The rocky rollout of the Affordable Care Act has piqued interest in the text of the bill, according to statistics released by the Government Printing Office.

Curious Internet users have downloaded the digital version of the federal health care law about 13 million times since the law was passed in March 2010 — more than any other document on the agency’s Federal Digital System, known as FDsys.

Two-thirds of those retrievals occurred in 2013, with the most popular single day being Oct. 4, the fourth day of a federal government shutdown battle that hinged on the 906-page health care law.

That Friday, the District was buzzing with health care talk. Speaker John A. Boehner, R-Ohio, told his fellow Republican lawmakers he would continue insisting that President Barack Obama agree to make some changes to Obamacare, while the president urged frustrated Americans not to give up on the problem-plagued website,

GPO reported the health care law was accessed through their system about 256,000 times that day.

To put the figures in perspective, the No. 2 most popular item in FDsys history is the GPO Style Manual, according to agency spokesperson Gary Somerset. The official guide to federal grammar, punctuation and style has been retrieved about 6.4 million times — less than half the number of hits for the federal health care law.

The third most retrieved item in the 900,000-title library is the Financial Crisis Inquiry Report produced in 2011. The findings and conclusions of the Financial Crisis Inquiry Commission have been accessed about 2.5 million times.

There is far less demand for the president’s fiscal 2014 budget, which has had about 160,000 retrievals.

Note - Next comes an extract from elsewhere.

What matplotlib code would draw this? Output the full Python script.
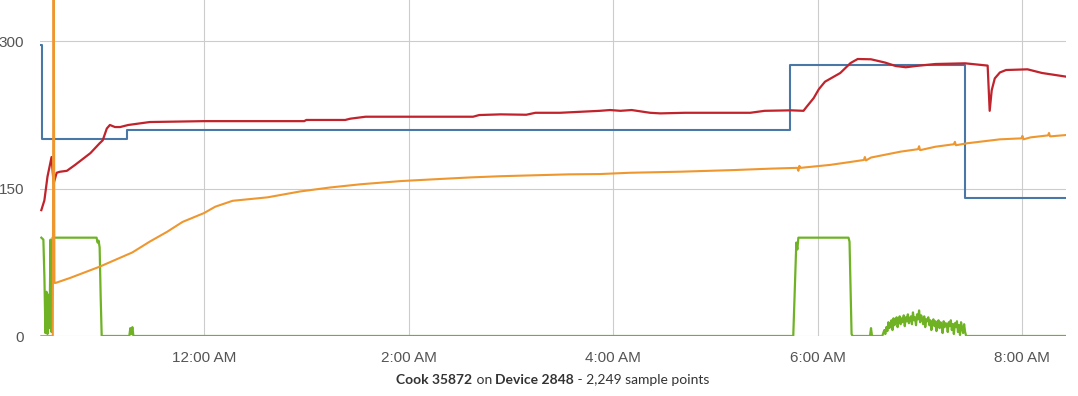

In a statement, Public Printer Davita Vance-Cooks called the 13 million milestone a “testament to FDsys and its reputation as the best site for access to authentic, published Government information.”

The agency continues to face questions about how it will adapt its business model to conform to 21st-century demands for information. Vance-Cooks has suggested swapping “printing” for “publishing” in GPO’s name to better reflect its mission.

“GPO is committed to serving as the official, digital, and secure provider of Federal Government products and services,” she said in her statement, and called FDsys “the backbone of that effort.”